When I started to drink hard liquor when I was 11 to try to quite the churn. One of the threads just churns on every decision and runs an analysis with alternatives. While another thread runs problem analysis of topics/issues and churns until I come up with a solution. But this is why I have never know peace.
I started my Masters in Astrophysics and found it impossible. Not because of the subject matter, I found it extremely easy to comprehend and the math was not a challenge. My difficulties came from not being able to slow my mind down enough to write papers, stay focused on one particular aspect. Because my mind “chases threads” to analyze impacts. I call it “Dave’s Mind in Motion Curse.” Think of it as when something is in motion it stays in motion.
I drank trying to escape what God has given me. The first time I tried to take my life was when I was 13. The gun misfired, I have tried other times by other means. The most recent was 3 months ago, which was what I jokingly call “God Messing with me.” While I was preparing to end my life, I was able to solve a technical issue a good friend of mine was having with a technology stack. So I called him and walked him though the solution.
One of the worst side effects for me has changed. It used to be writing, because it is painful for me to write. Not because of my spelling or grammar, it is trying to calm my brain enough to write. But the worse part is having my cancer come back. My mind churns and focuses on my loved ones. Trying to prevent them from any type of pain, to minimize the impact of what my death will do to them.

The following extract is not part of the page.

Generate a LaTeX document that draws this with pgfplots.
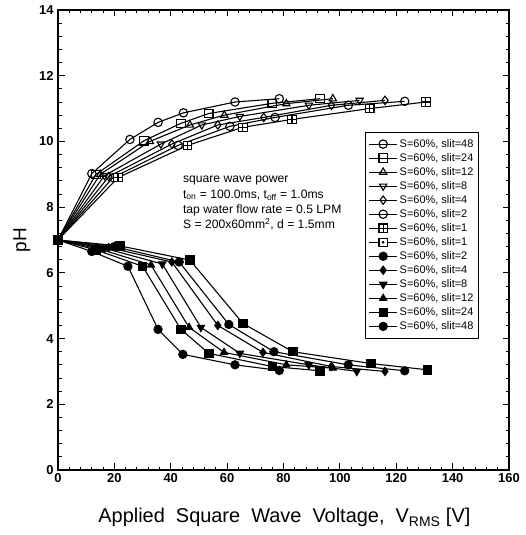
\documentclass[border=0pt]{standalone}
\usepackage{fontspec}
\setmainfont{Liberation Sans}
\usepackage{pgfplots}
\pgfplotsset{compat=1.18}

% square with a cross, square with a dot
\pgfdeclareplotmark{squareplus}{%
  \pgfpathrectangle{\pgfpoint{-\pgfplotmarksize}{-\pgfplotmarksize}}{\pgfpoint{2\pgfplotmarksize}{2\pgfplotmarksize}}%
  \pgfusepathqfillstroke
  \pgfpathmoveto{\pgfpoint{-\pgfplotmarksize}{0pt}}\pgfpathlineto{\pgfpoint{\pgfplotmarksize}{0pt}}%
  \pgfpathmoveto{\pgfpoint{0pt}{-\pgfplotmarksize}}\pgfpathlineto{\pgfpoint{0pt}{\pgfplotmarksize}}%
  \pgfusepathqstroke}
\pgfdeclareplotmark{squaredot}{%
  \pgfpathrectangle{\pgfpoint{-\pgfplotmarksize}{-\pgfplotmarksize}}{\pgfpoint{2\pgfplotmarksize}{2\pgfplotmarksize}}%
  \pgfusepathqfillstroke
  \pgfsetfillcolor{black}%
  \pgfpathcircle{\pgfpointorigin}{0.35\pgfplotmarksize}%
  \pgfusepathqfill}

\begin{document}
\begin{tikzpicture}
\useasboundingbox (-58bp,-65bp) rectangle (468bp,470bp);
\begin{axis}[
    width=451bp, height=460bp, scale only axis,
    xmin=0, xmax=160, ymin=0, ymax=14,
    xtick={0,20,...,160}, ytick={0,2,...,14},
    minor x tick num=4, minor y tick num=4,
    tick align=inside, major tick length=6.5bp, minor tick length=3.5bp,
    xtick pos=both, ytick pos=both,
    axis line style={line width=1.3pt},
    every tick/.style={black, line width=0.9pt},
    /pgf/number format/assume math mode=true,
    tick label style={font=\fontsize{13}{15}\bfseries},
    yticklabel style={xshift=-1bp},
    xlabel={Applied\ \ Square\ \ Wave\ \ Voltage,\ \ V\textsubscript{RMS} [V]},
    ylabel={pH},
    xlabel style={font=\fontsize{20}{23}\selectfont, at={(axis description cs:0.502,-0.104)}, anchor=center},
    ylabel style={font=\fontsize{19}{22}\selectfont, at={(axis description cs:-0.08,0.5)}, anchor=center},
    every axis plot/.append style={black, line width=1.1pt, mark size=4.2bp, mark options={solid, line width=0.9pt}},
    legend image code/.code={\draw[mark repeat=2,mark phase=2,#1] plot coordinates {(0bp,0bp)(14bp,0bp)(28bp,0bp)};},
    legend style={at={(0.681,0.735)}, anchor=north west, draw=black, line width=1pt,
        font=\fontsize{11}{13}\selectfont, row sep=0.6bp, inner xsep=3bp, inner ysep=5bp,
        cells={anchor=west}},
]
% rising branch (open marks)
\addplot[mark=o, mark options={fill=white}] coordinates {(0,7)(12,9.02)(25.5,10.06)(35.5,10.58)(44.5,10.87)(62.8,11.2)(78.5,11.3)};
\addlegendentry{S=60\%, slit=48}
\addplot[mark=square, mark options={fill=white}] coordinates {(0,7)(13.5,9.0)(30.5,10.02)(43.6,10.55)(53.5,10.85)(76,11.16)(93,11.3)};
\addlegendentry{S=60\%, slit=24}
\addplot[mark=triangle, mark options={fill=white}] coordinates {(0,7)(15,9.0)(32.6,10.0)(46.8,10.5)(59,10.8)(81,11.15)(97.5,11.3)};
\addlegendentry{S=60\%, slit=12}
\addplot[mark=triangle, mark options={fill=white, rotate=180}] coordinates {(0,7)(16.5,8.96)(36.5,9.92)(51,10.5)(64.5,10.76)(89,11.1)(107,11.25)};
\addlegendentry{S=60\%, slit=8}
\addplot[mark=diamond, mark options={fill=white}] coordinates {(0,7)(18,8.93)(40.4,9.92)(56.7,10.5)(73,10.73)(97,11.1)(116,11.25)};
\addlegendentry{S=60\%, slit=4}
\addplot[mark=o, mark options={fill=white}] coordinates {(0,7)(19.5,8.9)(42.6,9.88)(61,10.46)(77,10.73)(103,11.1)(123,11.22)};
\addlegendentry{S=60\%, slit=2}
\addplot[mark=squareplus, mark options={fill=white}] coordinates {(0,7)(21.3,8.9)(46,9.88)(65.6,10.43)(83,10.67)(110.6,11.0)(130.5,11.2)};
\addlegendentry{S=60\%, slit=1}
% falling branch (filled marks)
\addplot[mark=squaredot, mark options={fill=white}] coordinates {(0,7)(22,6.82)(46.8,6.39)(65.6,4.46)(83.3,3.6)(111,3.24)(131,3.05)};
\addlegendentry{S=60\%, slit=1}
\addplot[mark=*] coordinates {(0,7)(20,6.8)(43,6.33)(60.6,4.43)(76.6,3.6)(103,3.2)(123,3.02)};
\addlegendentry{S=60\%, slit=2}
\addplot[mark=diamond*] coordinates {(0,7)(18,6.77)(40.4,6.33)(56.7,4.4)(72.7,3.58)(97,3.15)(116,3.0)};
\addlegendentry{S=60\%, slit=4}
\addplot[mark=triangle*, mark options={rotate=180}] coordinates {(0,7)(16.5,6.75)(37,6.27)(50.7,4.34)(64.5,3.55)(89,3.2)(106,3.0)};
\addlegendentry{S=60\%, slit=8}
\addplot[mark=triangle*] coordinates {(0,7)(15,6.72)(33,6.24)(46.5,4.34)(58.9,3.58)(81,3.2)(97.5,3.1)};
\addlegendentry{S=60\%, slit=12}
\addplot[mark=square*] coordinates {(0,7)(13.5,6.7)(30,6.2)(43.6,4.28)(53.5,3.55)(76,3.15)(93,3.02)};
\addlegendentry{S=60\%, slit=24}
\addplot[mark=*] coordinates {(0,7)(12,6.65)(24.8,6.2)(35.5,4.28)(44.3,3.52)(62.8,3.2)(78.5,3.03)};
\addlegendentry{S=60\%, slit=48}

\node[anchor=north west, align=left, font=\fontsize{12.2}{15.5}\selectfont, inner sep=0pt]
  at (axis cs:44.3,8.95)
  {square wave power\\
   t\textsubscript{on} = 100.0ms, t\textsubscript{off} = 1.0ms\\
   tap water flow rate = 0.5 LPM\\
   S = 200x60mm\textsuperscript{2}, d = 1.5mm};
\end{axis}
\end{tikzpicture}
\end{document}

I am losing the ability to control my “threads.” Which allows me to function, the treatments and the impact of cancer are breaking down my tricks to control the churn. So I am sitting here in the early AM with about an hour of sleep writing this, completing a CAD drawing, writing the supporting document for a patent application, while churning on friends I lost at the Pentagon, etc..
While thinking about this is only going to get worse for me. Not the treatment, that is going to suck, but this part. In the churn there is the solution popping up. Right now the analysis comes back, that is the cheap way out.
The churn is as loud and troubling as it ever has been.
God Bless.. I am not complaining or I only blame God or anyone. I wanted to share that God has a sense of humor and what it is like in my head.